Today I harvested for the 7th time this year, getting about 2-1/2 gallons each time. I am amazed!!
G’day BBBob, let me be the first to congratulate you well done.
Thanks Jeff! 17.5 gallons this year is way beyond what I expected.
Wowzer. Well done.
Some years I’m lucky to get that from one hive in a whole year
How many FH supers above the queen excluder were you running?
Let me do the maths. One gallon = 4.5 liters. That = 78.75L
78.75x1.5 = 118.125 kilos of honey, that is incredible.
I was one of the original FH purchasers and go the super with 6 FHs in it.
Yes, I consistently got 21 pint (24 oz) bottles per harvest and so got 7 x 21 = 147 bottles!!
Here is a 1 minute video of one of my harvests.
Well done BB, lots of flow hivers will be interested in those reinforced flexible hoses. Plus will be a bit jealous, also wondering if you got any spillage onto the brood.
Jeff, as far as I know. I do not get any spillage. I was worried that I would have a lot of bees that would get into the bucket but I usually end up rescuing 3-4 bees that get into honey in the bucket. I picked up the hoses at Home Depot and they work great since I start to harvest and just come back 30-40 minutes later and switch them to the next two FH.
Wow, that is fantastic Bob. Your flow hive is working exactly how it’s advertised to work & more. You must be thrilled
Good luck with your bees into the future, cheers
I wonder about spillage too, especially seeing all the bees bearding outside and the tubes were full to the top.
Congratulation on your amazing harvest.
I see you were running on two brood boxes as per the video you posted. I have the following questions:
- How many frames do you run on each brood box, 8/9?
- What are you using wax foundation / plastic or foundation less frames?
- Which part in the world are you located?

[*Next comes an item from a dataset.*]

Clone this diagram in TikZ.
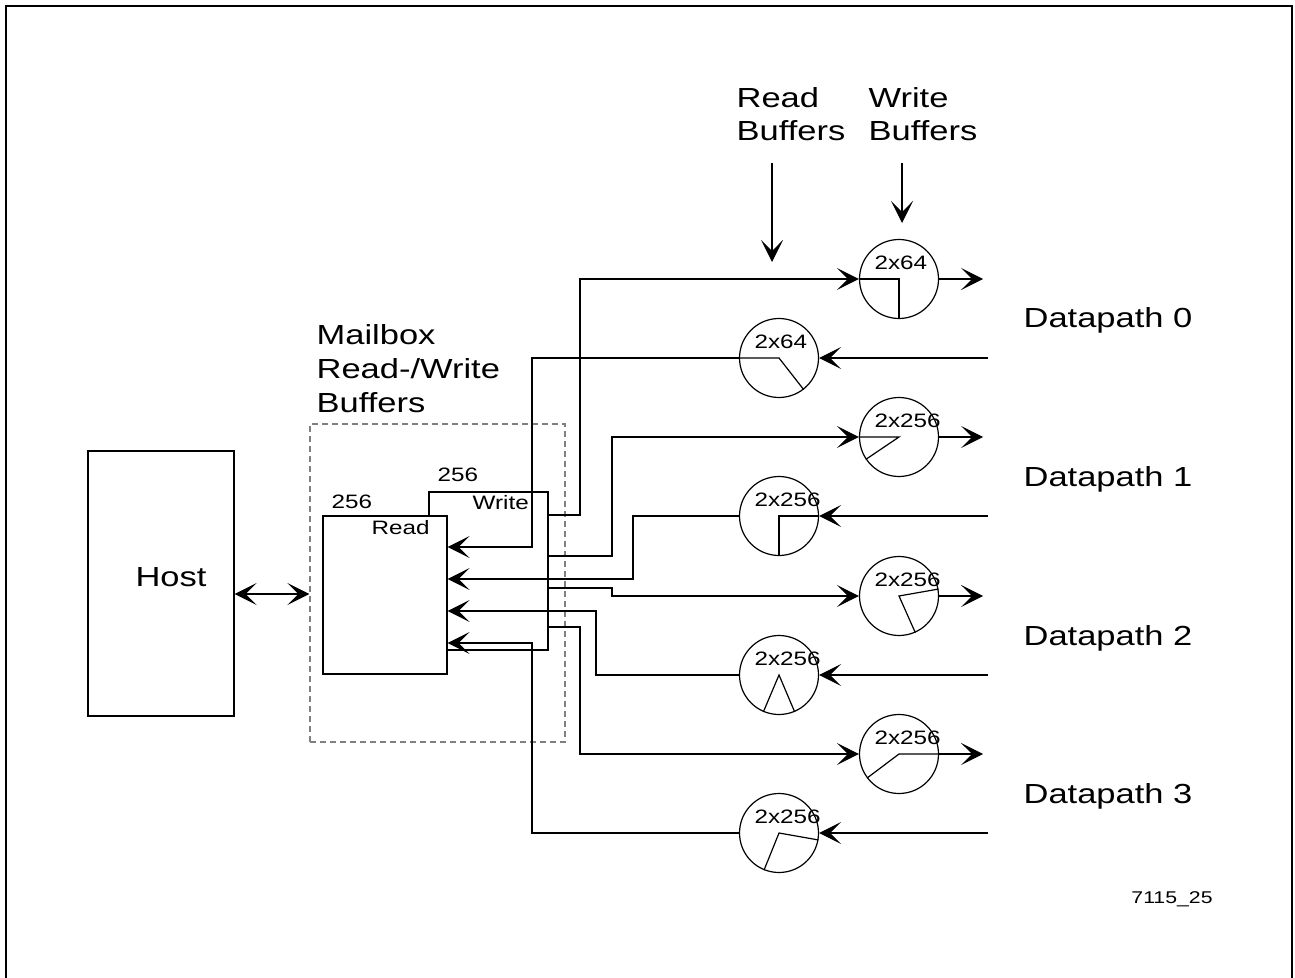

- What was the period of your harvest?
- How many hives do you have at your apiary?
- Does your hive require winter preparation?
- If you hive require winter prep, do you feed the hive to make up for the honey you harvested?
I would like to hear from you.
Many thanks for sharing your results.
I’m sure Bob is in Texas.
No luck with yields like that in the uk ( unless on OSR maybe) too many beekeepers so forage has to be shared
Nor in SoCal. With our dry climate, most beekeepers average 20-30lb excess honey per hive per year. This year was particularly good, and I got 27lb, followed by another 8 or 9lb of ripe honey. I also extracted about 12-15lb of unripe honey before removing the Flow frames and gave it back to the bees.
Much of Texas is wetter than southern California, getting hit with tropical storms and monsoon weather. Some of that flows through to Arizona, so although one thinks of Arizona as desert, they can actually have a better nectar flow than we do. All of this is so fascinating and part of keeping bees is understanding your local flow. Great stuff.
I exploring the idea of going with triple brood box next year, all the successful beekeepers in my club are running triple or quadruple brood boxes and they have amazing yields and less likely of swarms happening.
I have build my two hive to two brood box this year and both hives are very strong at present.
Though it will be a tall tower with a Super on top.
<<How many frames do you run on each brood box, 8/9?>>
<<What are you using wax foundation / plastic or foundation less frames?>?
wax foundation frames mostly. I had 4 foundation less frames
<<Which part in the world are you located?>>
Around the Houston, TX area (Katy, TX)
<<What was the period of your harvest?>>
I put the Honey Flow on top of the two brood boxes Feb 15th after letting the brood develop from May thru Feb from a nuc. What is amazing is that I have split that hive twice this summer and put in 9 new frames which slowed the honey production some. The first split was just after I took that video.
<<How many hives do you have at your apiary?>>
Just 2. One from a split this summer that is developing now. I gave the other split to one of my employees
<<Does your hive require winter preparation?>>
I just put some foam to restrict the entrance so that the colder air out during winter and help keep the heat in. Houston gets below freezing occasionally but does not stay there for very long.
<<If you hive require winter prep, do you feed the hive to make up for the honey you harvested?>>
They are already starting to fill the Honey Flow frames again now. If they don’t fill it soon, I will not harvest again this year and they will have enough honey for the winter. I am reasonably confident that they will fill it again over the next month.
Hope that helps!!
I would highly recommend two brood boxes. It takes longer to get the initial production but it makes the Honey Flow produce more honey per frame. I have two brood boxes on my other hive as well. The bees are just now starting to prep the flow frames. I may not leave it on for the winter if they don’t get more accomplished over the next month. It leaves too much empty space for them to keep warm.
I use the same set up but I’ve got a lid with holes in it. I cover holes I’m not using with a golf ball. That way no bees and no dust can get into the honey. Recently I added a stainless sieve to the top of the bucket to strain the honey- there’s barely anything to catch but it does get a few particles of wax and such (caught two ants last time…). Then I can decant straight to 1 kg buckets.